Conciliateur dans plusieurs litiges et notamment relatifs à des infrastructures réalisées en PPP ou en concession, j’ai été amené à réfléchir un peu sur les conditions de succès à long terme de ces missions.
Rappelons d’abord le cadre général. La commission de conciliation est une instance, prévue par le contrat, que chacun des deux co-contractants peut saisir dans le cas d’un différend qu’ils ne sont pas parvenus à régler entre eux.
Souvent, la commission de conciliation est constituée de 3 membres. Les deux premiers, nommés chacun par l’une des parties, s’entendent pour nommer le 3ème membre. Cette étape n’est pas toujours aisée. Ainsi constituée, la commission va rendre un avis sur le différend, après une instruction précise encadrée dans un délai rapide, fixé par le contrat. Il est souvent prévu que son avis s’impose aux parties… du moins, jusqu’à l’éventuel jugement d’un tribunal, lorsque chacune conserve la possibilité de contester l’avis rendu par la commission. Mais en attendant, il doit s’appliquer.

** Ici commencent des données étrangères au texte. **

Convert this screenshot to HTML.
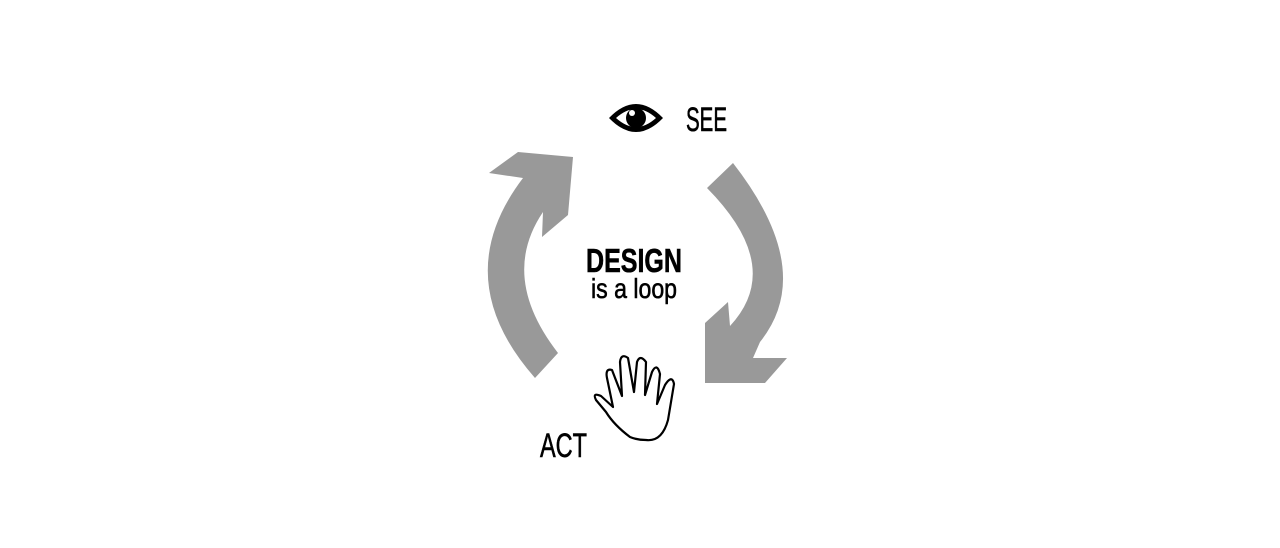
<!DOCTYPE html>
<html><head><meta charset="utf-8"><style>html,body{margin:0;padding:0;background:#fff;}svg{display:block}</style></head>
<body>
<svg width="1280" height="548" viewBox="0 0 1280 548" xmlns="http://www.w3.org/2000/svg">
<rect width="1280" height="548" fill="#fff"/>
<!-- left arrow -->
<path d="M535,378 Q447,278 523,178 L489,173 L518,152 L573,157 L568,215 L542,237 L543,212 Q499,277 558,353 Z" fill="#999"/>
<!-- right arrow -->
<path d="M733,163 Q817,271 760,342 L753,358 L787,358 L765,383 L705,383 L705,323 L728,302 L730,326 Q785,267 707,188 Z" fill="#999"/>
<!-- eye -->
<path d="M609,118 Q636,90 663,118 Q636,146 609,118 Z" fill="#000"/>
<path d="M616,118 Q636,100 656,118 Q636,136 616,118 Z" fill="#fff"/>
<circle cx="636" cy="118" r="10" fill="#000"/>
<circle cx="632" cy="113" r="3" fill="#fff"/>
<!-- hand -->
<path d="M630,437 Q614,425 606,412 L596,400 Q592,392 601,396 L613,407 L607,378 Q605,368 612,370 L622,396 L620,362 Q621,353 628,358 L634,392 L637,362 Q640,354 646,362 L645,395 L652,372 Q657,362 660,374 L657,404 L665,385 Q672,374 674,384 L668,420 Q662,442 646,440 Q637,440 630,437 Z" fill="#fff" stroke="#000" stroke-width="2.2" stroke-linejoin="round"/>
<g font-family="'Liberation Sans Narrow','Liberation Sans',sans-serif" fill="#000" stroke="#000" stroke-width="0.6">
<text x="686" y="131" font-size="34" textLength="41" lengthAdjust="spacingAndGlyphs">SEE</text>
<text x="586" y="272" font-size="33" font-weight="bold" textLength="96" lengthAdjust="spacingAndGlyphs">DESIGN</text>
<text x="591" y="298" font-size="28" textLength="86" lengthAdjust="spacingAndGlyphs">is a loop</text>
<text x="540" y="457" font-size="34" textLength="47" lengthAdjust="spacingAndGlyphs">ACT</text>
</g>
</svg>
</body></html>
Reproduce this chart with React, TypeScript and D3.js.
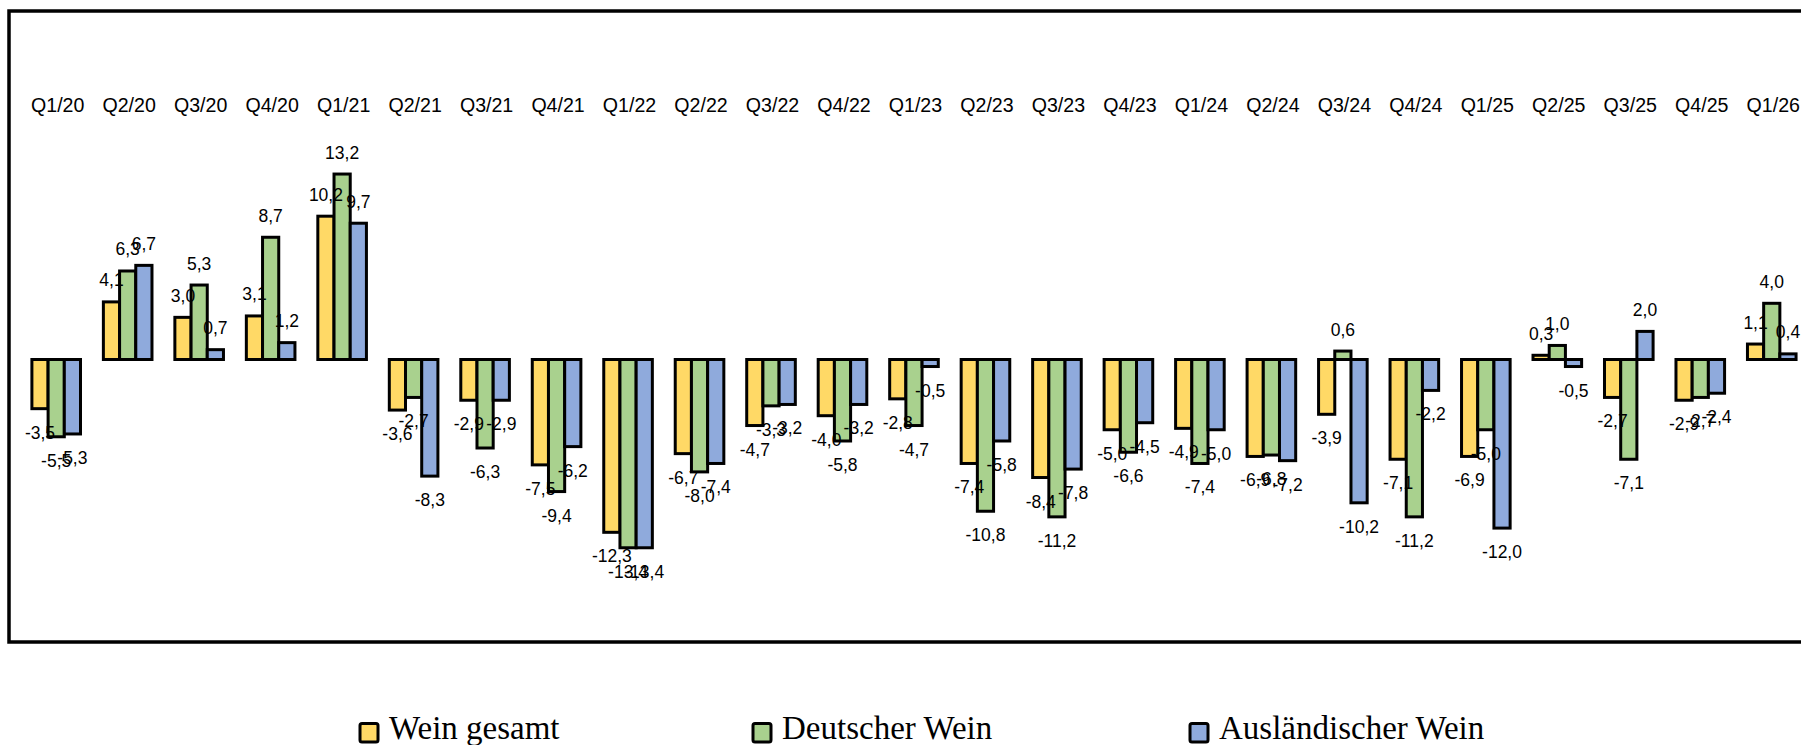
import React from "react";
import * as d3 from "d3";

const categories = [
  "Q1/20", "Q2/20", "Q3/20", "Q4/20",
  "Q1/21", "Q2/21", "Q3/21", "Q4/21",
  "Q1/22", "Q2/22", "Q3/22", "Q4/22",
  "Q1/23", "Q2/23", "Q3/23", "Q4/23",
  "Q1/24", "Q2/24", "Q3/24", "Q4/24",
  "Q1/25", "Q2/25", "Q3/25", "Q4/25",
  "Q1/26",
];

const weinGesamt = [
  -3.5, 4.1, 3.0, 3.1,
  10.2, -3.6, -2.9, -7.5,
  -12.3, -6.7, -4.7, -4.0,
  -2.8, -7.4, -8.4, -5.0,
  -4.9, -6.9, -3.9, -7.1,
  -6.9, 0.3, -2.7, -2.9,
  1.1,
];

const deutscherWein = [
  -5.5, 6.3, 5.3, 8.7,
  13.2, -2.7, -6.3, -9.4,
  -13.4, -8.0, -3.3, -5.8,
  -4.7, -10.8, -11.2, -6.6,
  -7.4, -6.8, 0.6, -11.2,
  -5.0, 1.0, -7.1, -2.7,
  4.0,
];

const auslaendischerWein = [
  -5.3, 6.7, 0.7, 1.2,
  9.7, -8.3, -2.9, -6.2,
  -13.4, -7.4, -3.2, -3.2,
  -0.5, -5.8, -7.8, -4.5,
  -5.0, -7.2, -10.2, -2.2,
  -12.0, -0.5, 2.0, -2.4,
  0.4,
];

const seriesNames = ["Wein gesamt", "Deutscher Wein", "Ausländischer Wein"];
const seriesValues = [weinGesamt, deutscherWein, auslaendischerWein];
const seriesColors = ["#FFD966", "#A9D18E", "#8FAADC"];

const W = 1801;
const H = 745;
const SANS = "'Liberation Sans', Arial, Helvetica, sans-serif";
const SERIF = "'Liberation Serif', 'Times New Roman', serif";

const locale = d3.formatLocale({
  decimal: ",",
  thousands: ".",
  grouping: [3],
  currency: ["", " €"],
  minus: "-",
});
const fmt = locale.format(".1f");

export default function App() {
  const x = d3.scaleBand<string>().domain(categories).range([20.46, 1807.5]).paddingInner(0).paddingOuter(0);
  const groupW = 48.6;
  const inner = d3.scaleBand<string>().domain(seriesNames).range([0, groupW]);
  const y = d3.scaleLinear().domain([-15, 15]).range([570.25, 148.75]);
  const y0 = y(0);
  const off = (x.bandwidth() - groupW) / 2;

  const legendX = [360, 753, 1190];

  return (
    <svg
      width={W}
      height={H}
      viewBox={`0 0 ${W} ${H}`}
      style={{ position: "absolute", left: 0, top: 0, background: "#fff" }}
    >
      <rect x={0} y={0} width={W} height={H} fill="#fff" />
      <rect x={9} y={11} width={1820} height={631} fill="none" stroke="#000" strokeWidth={3.5} />

      {categories.map((c) => (
        <text
          key={c}
          x={(x(c) as number) + x.bandwidth() / 2 + 1.5}
          y={105}
          textAnchor="middle"
          dominantBaseline="central"
          fontFamily={SANS}
          fontSize={19.6}
          fill="#000"
        >
          {c}
        </text>
      ))}

      {seriesNames.map((s, si) => (
        <g key={s}>
          {categories.map((c, ci) => {
            const v = seriesValues[si][ci];
            const bx = (x(c) as number) + off + (inner(s) as number);
            const yv = y(v);
            return (
              <rect
                key={c}
                x={bx}
                y={Math.min(yv, y0)}
                width={inner.bandwidth()}
                height={Math.abs(yv - y0)}
                fill={seriesColors[si]}
                stroke="#000"
                strokeWidth={3}
              />
            );
          })}
        </g>
      ))}

      {seriesNames.map((s, si) => (
        <g key={"labels" + s}>
          {categories.map((c, ci) => {
            const v = seriesValues[si][ci];
            const cx = (x(c) as number) + off + (inner(s) as number) + inner.bandwidth() / 2;
            const yv = y(v);
            return (
              <text
                key={"l" + c}
                x={cx}
                y={v >= 0 ? yv - 21.5 : yv + 24}
                textAnchor="middle"
                dominantBaseline="central"
                fontFamily={SANS}
                fontSize={17.5}
                fill="#000"
              >
                {fmt(v)}
              </text>
            );
          })}
        </g>
      ))}

      {seriesNames.map((s, si) => (
        <g key={"leg" + s}>
          <rect
            x={legendX[si]}
            y={723.5}
            width={18}
            height={18.5}
            rx={2}
            fill={seriesColors[si]}
            stroke="#000"
            strokeWidth={3}
          />
          <text
            x={legendX[si] + 29}
            y={738.5}
            fontFamily={SERIF}
            fontSize={33}
            fill="#000"
          >
            {s}
          </text>
        </g>
      ))}
    </svg>
  );
}
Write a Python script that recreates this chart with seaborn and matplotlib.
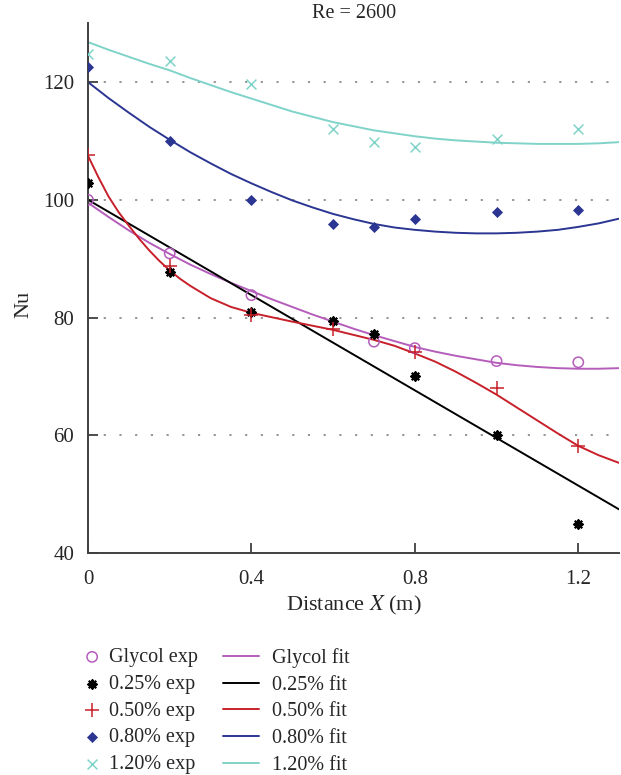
import matplotlib
matplotlib.use('Agg')
import matplotlib.pyplot as plt
import seaborn as sns
import pandas as pd

# experimental points
x_glycol = [0, 0.2, 0.4, 0.7, 0.8, 1.0, 1.2]
nu_glycol = [100, 90.9, 83.8, 75.9, 74.8, 72.6, 72.4]
x_025 = [0, 0.2, 0.4, 0.6, 0.7, 0.8, 1.0, 1.2]
nu_025 = [102.8, 87.8, 80.9, 79.4, 77.2, 70.1, 60.1, 44.9]
x_050 = [0, 0.2, 0.4, 0.6, 0.8, 1.0, 1.2]
nu_050 = [107.6, 88.8, 80.4, 78.1, 74.2, 68.0, 58.1]
x_080 = [0, 0.2, 0.4, 0.6, 0.7, 0.8, 1.0, 1.2]
nu_080 = [122.6, 110.0, 99.9, 95.9, 95.3, 96.8, 97.9, 98.3]
x_120 = [0, 0.2, 0.4, 0.6, 0.7, 0.8, 1.0, 1.2]
nu_120 = [124.8, 123.6, 119.7, 112.0, 109.8, 108.9, 110.4, 112.0]

# fitted curves
xf = [0, 0.05, 0.1, 0.15, 0.2, 0.25, 0.3, 0.35, 0.4, 0.45, 0.5, 0.55, 0.6, 0.65, 0.7,
      0.75, 0.8, 0.85, 0.9, 0.95, 1.0, 1.05, 1.1, 1.15, 1.2, 1.25, 1.3]
fit_glycol = [99.5, 97.1, 94.8, 92.7, 90.8, 89.0, 87.4, 85.9, 84.5, 83.1, 81.8, 80.5, 79.3,
              78.1, 77.0, 76.0, 75.0, 74.2, 73.5, 72.9, 72.3, 71.9, 71.6, 71.4, 71.3, 71.3, 71.4]
fit_080 = [120.0, 117.3, 114.8, 112.4, 110.2, 108.1, 106.2, 104.4, 102.8, 101.3, 99.9, 98.7,
           97.6, 96.7, 95.9, 95.3, 94.9, 94.6, 94.4, 94.3, 94.3, 94.4, 94.6, 94.9, 95.4, 96.0, 96.8]
fit_120 = [126.8, 125.5, 124.3, 123.1, 122.0, 120.7, 119.5, 118.3, 117.2, 116.1, 115.0, 114.1,
           113.2, 112.5, 111.8, 111.3, 110.8, 110.4, 110.1, 109.9, 109.7, 109.6, 109.5, 109.5,
           109.5, 109.6, 109.8]
xf_025 = [0, 1.3]
fit_025 = [100.0, 47.4]
xf_050 = [0, 0.025, 0.05, 0.075, 0.1, 0.125, 0.15, 0.175, 0.2, 0.225, 0.25, 0.3, 0.35, 0.4, 0.5,
          0.6, 0.7, 0.75, 0.8, 0.85, 0.9, 0.95, 1.0, 1.05, 1.1, 1.15, 1.2, 1.25, 1.3]
fit_050 = [107.5, 103.9, 100.6, 97.9, 95.6, 93.4, 91.4, 89.6, 88.0, 86.6, 85.4, 83.3, 81.8, 80.8,
           79.3, 77.9, 76.2, 75.2, 73.9, 72.5, 70.8, 68.9, 66.9, 64.7, 62.5, 60.3, 58.2, 56.6, 55.3]

c_glycol = '#b55dbb'
c_025 = '#000000'
c_050 = '#c8202b'
c_080 = '#2b3592'
c_120 = '#7fd3c8'

sns.set_style('ticks')
plt.rcParams['font.family'] = ['Liberation Serif', 'DejaVu Serif']
plt.rcParams['mathtext.fontset'] = 'stix'

fig = plt.figure(figsize=(6.21, 7.75), dpi=100)
ax = fig.add_axes([0.1417, 0.2865, 0.8553, 0.6835])

# gridlines
for g in [60, 80, 100, 120]:
    ax.axhline(g, color='#8c8c8c', lw=1.3, ls=(0, (1.2, 7.5)), zorder=0)

exp_sets = [
    (x_glycol, nu_glycol, 'Glycol exp', c_glycol, 'o', dict(facecolors='none', edgecolors=c_glycol, s=55, linewidths=1.1)),
    (x_025, nu_025, '0.25% exp', c_025, (8, 2, 0), dict(s=35, linewidths=1.6)),
    (x_050, nu_050, '0.50% exp', c_050, '+', dict(s=95, linewidths=1.1)),
    (x_080, nu_080, '0.80% exp', c_080, 'D', dict(s=32, linewidths=0)),
    (x_120, nu_120, '1.20% exp', c_120, 'x', dict(s=50, linewidths=1.1)),
]
fit_sets = [
    (xf, fit_glycol, 'Glycol fit', c_glycol),
    (xf_025, fit_025, '0.25% fit', c_025),
    (xf_050, fit_050, '0.50% fit', c_050),
    (xf, fit_080, '0.80% fit', c_080),
    (xf, fit_120, '1.20% fit', c_120),
]

for xs, ys, lab, col in fit_sets:
    sns.lineplot(x=xs, y=ys, color=col, lw=1.4, label=lab, ax=ax, sort=False, estimator=None)

for xs, ys, lab, col, mk, kw in exp_sets:
    if 'edgecolors' in kw:
        sns.scatterplot(x=xs, y=ys, marker=mk, label=lab, ax=ax, zorder=3, **kw)
    else:
        sns.scatterplot(x=xs, y=ys, marker=mk, color=col, label=lab, ax=ax, zorder=3, **kw)

ax.set_xlim(0, 1.3)
ax.set_ylim(40, 130)
ax.set_xticks([0, 0.4, 0.8, 1.2])
ax.set_xticklabels(['0', '0.4', '0.8', '1.2'])
ax.set_yticks([40, 60, 80, 100, 120])
ax.tick_params(direction='in', length=7, width=1.3, color='#404040', labelsize=15)
ax.tick_params(axis='x', pad=12)
ax.tick_params(axis='y', pad=10)
for s in ['top', 'right']:
    ax.spines[s].set_visible(False)
for s in ['left', 'bottom']:
    ax.spines[s].set_color('#404040')
    ax.spines[s].set_linewidth(1.4)

ax.set_xlabel('Distance $\\mathit{X}$ (m)', fontsize=16, labelpad=4)
ax.set_ylabel('Nu', fontsize=16)
ax.yaxis.set_label_coords(-0.103, 0.47)
ax.set_title('Re = 2600', fontsize=14.5, pad=1)

handles, labels = ax.get_legend_handles_labels()
hmap = dict(zip(labels, handles))
exp_labels = [e[2] for e in exp_sets]
fit_labels = [f[2] for f in fit_sets]
if ax.get_legend():
    ax.get_legend().remove()

fig.legend([hmap[l] for l in exp_labels], exp_labels, loc='upper left',
           bbox_to_anchor=(74 / 621, 1 - 640 / 775), frameon=False, fontsize=14.5,
           handlelength=1.0, handletextpad=0.35, labelspacing=0.38, borderaxespad=0)
fig.legend([hmap[l] for l in fit_labels], fit_labels, loc='upper left',
           bbox_to_anchor=(215 / 621, 1 - 640 / 775), frameon=False, fontsize=14.5,
           handlelength=1.8, handletextpad=0.65, labelspacing=0.38, borderaxespad=0)

fig.savefig('out.png', dpi=100)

Cela ressemble fort à un comité d’arbitrage. Cependant, même si, tel que je l’ai décrit ci-dessus, le mécanisme paraît tout-à-fait similaire à celui d’un arbitrage, le mot « conciliation » a un sens fort, qu’il convient d’entendre.
En effet, les différends, forcément financiers, créent une tension entre les parties qui peut atteindre des niveaux importants. A fortiori au début de la mise en service, car chacun lit la situation comme stratégique pour la suite du contrat.
Les positions peuvent tendre alors à se radicaliser, car elles deviennent le terrain d’une bataille sur les principes d’application du contrat, dans laquelle chacun peut voir le risque ou l’opportunité de fixer un cadre futur. Le litige financier n’est finalement que la partie émergée de l’iceberg.
Hélas, il s’ensuit une rigidification de la relation entre les parties, pouvant aller jusqu’à écorner la confiance réciproque… Hydres toujours renaissants de la relation public-privé ! C’est alors que l’on risque de perdre de vue deux choses qui sont importantes pour bien vivre ensemble au long terme, et atteindre les objectifs finaux : les raisons, ou encore la fonction des rédactions du contrat, et la prise en compte des circonstances particulières.
Les contrat de type « PPP », concession ou encore MGP, et la relation public-privé qui est nouée à travers lui, ont pour principale fonction de faire en sorte que le partenaire privé adopte des réponses opérationnelles adaptées aux objectifs publics convenus ; il n’est pas interdit d’espérer que cela fonctionne y compris dans des situations qui n’ont pas toujours été intégralement prévues par le contrat… ce qui suppose néanmoins que les deux parties trouvent un nouvel équilibre entre elles, alors qu’elles pourraient être tentées d’étirer le contrat vers des solutions qu’il n’avait en réalité pas envisagées.
Le travail de la commission de conciliation a ceci d’enthousiasmant qu’il dépasse largement la réponse technicienne à un problème donné. Celle-ci reste bien entendu essentielle, et l’avis doit être précis, complet, motivé. Mais il s’agit au fond et plus largement, de permettre aux parties (si elles le veulent bien) de se remettre dans un ordre de marche apaisé autour d’un sens que l’on donne au contrat, et que l’on partage.
Si les différents membres de la commission de conciliation partagent cette vision et s’abstiennent de défendre inutilement l’indéfendable, il y a toutes les chances que leur travail aura un effet durable sur la relation des parties et le bon fonctionnement du contrat.
Je ne rentrerai bien entendu pas dans le détail des cas précis. Mais j’en tire simplement la conclusion que la commission de conciliation est une recette qui comporte de la technique, du juridique, mais aussi la compréhension des enjeux de chacun, du bon sens et même, une certaine finesse psychologique.
Si elle comporte ses ingrédients, la recette a de fortes chances d’être très utile aux deux parties.